> **Work instructions**
Every line below is to be copied exactly, with the pictures left out.

> **Material**
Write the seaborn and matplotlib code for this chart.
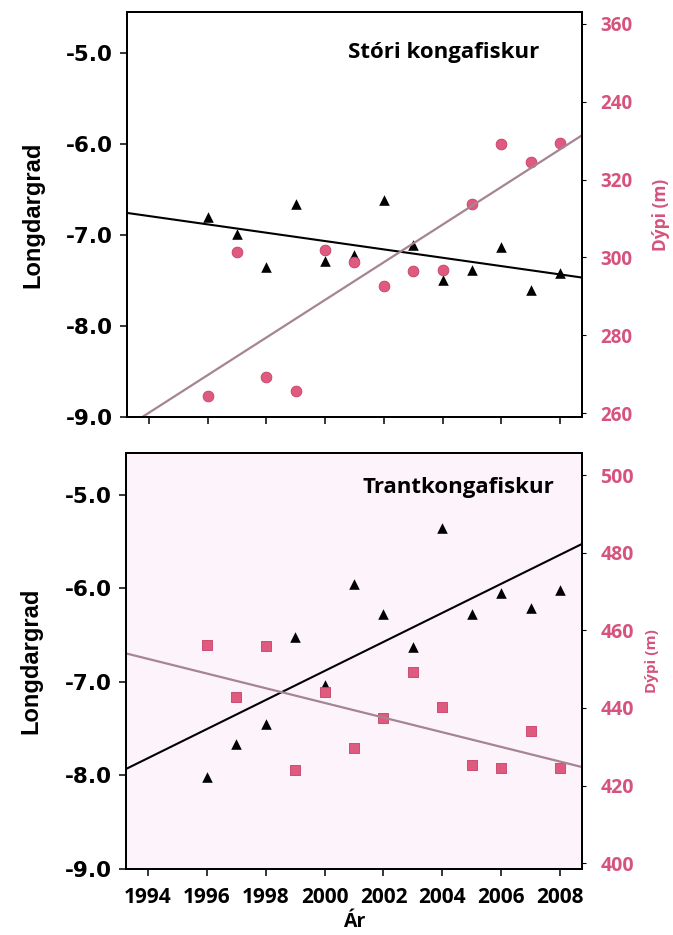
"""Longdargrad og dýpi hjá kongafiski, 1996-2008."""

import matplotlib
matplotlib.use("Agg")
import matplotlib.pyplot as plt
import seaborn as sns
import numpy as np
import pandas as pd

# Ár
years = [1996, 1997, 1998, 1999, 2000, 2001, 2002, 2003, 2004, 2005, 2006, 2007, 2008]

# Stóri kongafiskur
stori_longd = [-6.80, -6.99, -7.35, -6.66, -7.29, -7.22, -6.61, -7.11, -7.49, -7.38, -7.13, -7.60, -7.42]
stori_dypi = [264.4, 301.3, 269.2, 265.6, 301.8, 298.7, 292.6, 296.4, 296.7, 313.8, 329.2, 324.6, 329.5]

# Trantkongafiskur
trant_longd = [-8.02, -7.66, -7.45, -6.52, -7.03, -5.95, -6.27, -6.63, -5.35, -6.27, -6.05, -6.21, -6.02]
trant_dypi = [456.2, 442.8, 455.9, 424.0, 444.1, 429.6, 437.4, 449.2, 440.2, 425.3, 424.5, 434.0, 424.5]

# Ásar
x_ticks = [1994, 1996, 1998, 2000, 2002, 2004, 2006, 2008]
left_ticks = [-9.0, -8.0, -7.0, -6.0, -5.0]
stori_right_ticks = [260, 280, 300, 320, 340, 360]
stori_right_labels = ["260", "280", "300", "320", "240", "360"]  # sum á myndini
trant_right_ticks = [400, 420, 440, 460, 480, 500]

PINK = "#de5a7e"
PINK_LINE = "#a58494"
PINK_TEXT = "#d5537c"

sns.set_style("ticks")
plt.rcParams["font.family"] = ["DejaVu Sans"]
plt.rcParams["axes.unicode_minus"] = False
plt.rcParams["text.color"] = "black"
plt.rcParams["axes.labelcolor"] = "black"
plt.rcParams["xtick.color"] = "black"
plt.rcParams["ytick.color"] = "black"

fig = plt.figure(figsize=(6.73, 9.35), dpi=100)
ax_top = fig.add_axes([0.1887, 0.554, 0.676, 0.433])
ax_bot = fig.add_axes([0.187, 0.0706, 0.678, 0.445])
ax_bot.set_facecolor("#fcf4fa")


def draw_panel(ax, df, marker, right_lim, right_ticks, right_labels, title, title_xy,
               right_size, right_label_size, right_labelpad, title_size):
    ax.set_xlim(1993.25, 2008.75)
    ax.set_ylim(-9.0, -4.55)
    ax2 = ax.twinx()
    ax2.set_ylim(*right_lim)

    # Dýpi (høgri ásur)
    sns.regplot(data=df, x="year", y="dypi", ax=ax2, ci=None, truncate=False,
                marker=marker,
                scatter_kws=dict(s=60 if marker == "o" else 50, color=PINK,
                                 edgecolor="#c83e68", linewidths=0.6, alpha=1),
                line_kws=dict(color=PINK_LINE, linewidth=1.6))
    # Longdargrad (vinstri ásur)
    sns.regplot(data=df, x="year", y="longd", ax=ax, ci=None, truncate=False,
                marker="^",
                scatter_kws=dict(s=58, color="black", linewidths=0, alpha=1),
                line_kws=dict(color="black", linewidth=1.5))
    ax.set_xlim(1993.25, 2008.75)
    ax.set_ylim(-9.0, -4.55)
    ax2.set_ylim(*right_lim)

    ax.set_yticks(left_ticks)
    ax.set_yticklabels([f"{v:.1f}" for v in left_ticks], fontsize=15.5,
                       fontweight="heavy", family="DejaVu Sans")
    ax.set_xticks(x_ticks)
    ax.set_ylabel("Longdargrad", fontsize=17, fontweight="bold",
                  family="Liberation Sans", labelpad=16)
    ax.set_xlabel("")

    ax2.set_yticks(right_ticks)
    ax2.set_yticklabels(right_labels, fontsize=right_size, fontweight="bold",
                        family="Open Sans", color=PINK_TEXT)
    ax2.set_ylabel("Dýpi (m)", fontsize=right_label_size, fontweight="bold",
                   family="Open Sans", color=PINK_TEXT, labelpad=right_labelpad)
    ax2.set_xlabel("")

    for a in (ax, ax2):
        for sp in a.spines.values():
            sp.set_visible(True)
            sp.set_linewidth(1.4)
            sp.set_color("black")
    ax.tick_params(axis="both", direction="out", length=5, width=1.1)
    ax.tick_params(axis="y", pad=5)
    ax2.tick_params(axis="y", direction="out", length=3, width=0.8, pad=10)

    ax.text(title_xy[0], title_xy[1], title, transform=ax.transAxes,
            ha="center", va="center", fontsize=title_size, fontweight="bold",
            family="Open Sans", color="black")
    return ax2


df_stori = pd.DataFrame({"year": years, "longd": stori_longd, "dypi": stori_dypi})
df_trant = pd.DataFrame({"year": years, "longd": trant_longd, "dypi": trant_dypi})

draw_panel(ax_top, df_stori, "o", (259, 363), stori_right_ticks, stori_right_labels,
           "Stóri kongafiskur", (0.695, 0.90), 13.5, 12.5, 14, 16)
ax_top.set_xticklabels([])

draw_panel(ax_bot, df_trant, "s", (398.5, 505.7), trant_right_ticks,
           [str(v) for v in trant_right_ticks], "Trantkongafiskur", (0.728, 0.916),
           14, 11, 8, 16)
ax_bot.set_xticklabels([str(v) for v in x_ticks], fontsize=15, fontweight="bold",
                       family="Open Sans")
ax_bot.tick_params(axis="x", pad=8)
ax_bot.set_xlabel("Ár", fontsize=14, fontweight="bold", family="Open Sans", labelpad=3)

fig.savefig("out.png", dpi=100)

> **Task result**
Write the seaborn and matplotlib code for this chart.
"""Longdargrad og dýpi hjá kongafiski, 1996-2008."""

import matplotlib
matplotlib.use("Agg")
import matplotlib.pyplot as plt
import seaborn as sns
import numpy as np
import pandas as pd

# Ár
years = [1996, 1997, 1998, 1999, 2000, 2001, 2002, 2003, 2004, 2005, 2006, 2007, 2008]

# Stóri kongafiskur
stori_longd = [-6.80, -6.99, -7.35, -6.66, -7.29, -7.22, -6.61, -7.11, -7.49, -7.38, -7.13, -7.60, -7.42]
stori_dypi = [264.4, 301.3, 269.2, 265.6, 301.8, 298.7, 292.6, 296.4, 296.7, 313.8, 329.2, 324.6, 329.5]

# Trantkongafiskur
trant_longd = [-8.02, -7.66, -7.45, -6.52, -7.03, -5.95, -6.27, -6.63, -5.35, -6.27, -6.05, -6.21, -6.02]
trant_dypi = [456.2, 442.8, 455.9, 424.0, 444.1, 429.6, 437.4, 449.2, 440.2, 425.3, 424.5, 434.0, 424.5]

# Ásar
x_ticks = [1994, 1996, 1998, 2000, 2002, 2004, 2006, 2008]
left_ticks = [-9.0, -8.0, -7.0, -6.0, -5.0]
stori_right_ticks = [260, 280, 300, 320, 340, 360]
stori_right_labels = ["260", "280", "300", "320", "240", "360"]  # sum á myndini
trant_right_ticks = [400, 420, 440, 460, 480, 500]

PINK = "#de5a7e"
PINK_LINE = "#a58494"
PINK_TEXT = "#d5537c"

sns.set_style("ticks")
plt.rcParams["font.family"] = ["DejaVu Sans"]
plt.rcParams["axes.unicode_minus"] = False
plt.rcParams["text.color"] = "black"
plt.rcParams["axes.labelcolor"] = "black"
plt.rcParams["xtick.color"] = "black"
plt.rcParams["ytick.color"] = "black"

fig = plt.figure(figsize=(6.73, 9.35), dpi=100)
ax_top = fig.add_axes([0.1887, 0.554, 0.676, 0.433])
ax_bot = fig.add_axes([0.187, 0.0706, 0.678, 0.445])
ax_bot.set_facecolor("#fcf4fa")


def draw_panel(ax, df, marker, right_lim, right_ticks, right_labels, title, title_xy,
               right_size, right_label_size, right_labelpad, title_size):
    ax.set_xlim(1993.25, 2008.75)
    ax.set_ylim(-9.0, -4.55)
    ax2 = ax.twinx()
    ax2.set_ylim(*right_lim)

    # Dýpi (høgri ásur)
    sns.regplot(data=df, x="year", y="dypi", ax=ax2, ci=None, truncate=False,
                marker=marker,
                scatter_kws=dict(s=60 if marker == "o" else 50, color=PINK,
                                 edgecolor="#c83e68", linewidths=0.6, alpha=1),
                line_kws=dict(color=PINK_LINE, linewidth=1.6))
    # Longdargrad (vinstri ásur)
    sns.regplot(data=df, x="year", y="longd", ax=ax, ci=None, truncate=False,
                marker="^",
                scatter_kws=dict(s=58, color="black", linewidths=0, alpha=1),
                line_kws=dict(color="black", linewidth=1.5))
    ax.set_xlim(1993.25, 2008.75)
    ax.set_ylim(-9.0, -4.55)
    ax2.set_ylim(*right_lim)

    ax.set_yticks(left_ticks)
    ax.set_yticklabels([f"{v:.1f}" for v in left_ticks], fontsize=15.5,
                       fontweight="heavy", family="DejaVu Sans")
    ax.set_xticks(x_ticks)
    ax.set_ylabel("Longdargrad", fontsize=17, fontweight="bold",
                  family="Liberation Sans", labelpad=16)
    ax.set_xlabel("")

    ax2.set_yticks(right_ticks)
    ax2.set_yticklabels(right_labels, fontsize=right_size, fontweight="bold",
                        family="Open Sans", color=PINK_TEXT)
    ax2.set_ylabel("Dýpi (m)", fontsize=right_label_size, fontweight="bold",
                   family="Open Sans", color=PINK_TEXT, labelpad=right_labelpad)
    ax2.set_xlabel("")

    for a in (ax, ax2):
        for sp in a.spines.values():
            sp.set_visible(True)
            sp.set_linewidth(1.4)
            sp.set_color("black")
    ax.tick_params(axis="both", direction="out", length=5, width=1.1)
    ax.tick_params(axis="y", pad=5)
    ax2.tick_params(axis="y", direction="out", length=3, width=0.8, pad=10)

    ax.text(title_xy[0], title_xy[1], title, transform=ax.transAxes,
            ha="center", va="center", fontsize=title_size, fontweight="bold",
            family="Open Sans", color="black")
    return ax2


df_stori = pd.DataFrame({"year": years, "longd": stori_longd, "dypi": stori_dypi})
df_trant = pd.DataFrame({"year": years, "longd": trant_longd, "dypi": trant_dypi})

draw_panel(ax_top, df_stori, "o", (259, 363), stori_right_ticks, stori_right_labels,
           "Stóri kongafiskur", (0.695, 0.90), 13.5, 12.5, 14, 16)
ax_top.set_xticklabels([])

draw_panel(ax_bot, df_trant, "s", (398.5, 505.7), trant_right_ticks,
           [str(v) for v in trant_right_ticks], "Trantkongafiskur", (0.728, 0.916),
           14, 11, 8, 16)
ax_bot.set_xticklabels([str(v) for v in x_ticks], fontsize=15, fontweight="bold",
                       family="Open Sans")
ax_bot.tick_params(axis="x", pad=8)
ax_bot.set_xlabel("Ár", fontsize=14, fontweight="bold", family="Open Sans", labelpad=3)

fig.savefig("out.png", dpi=100)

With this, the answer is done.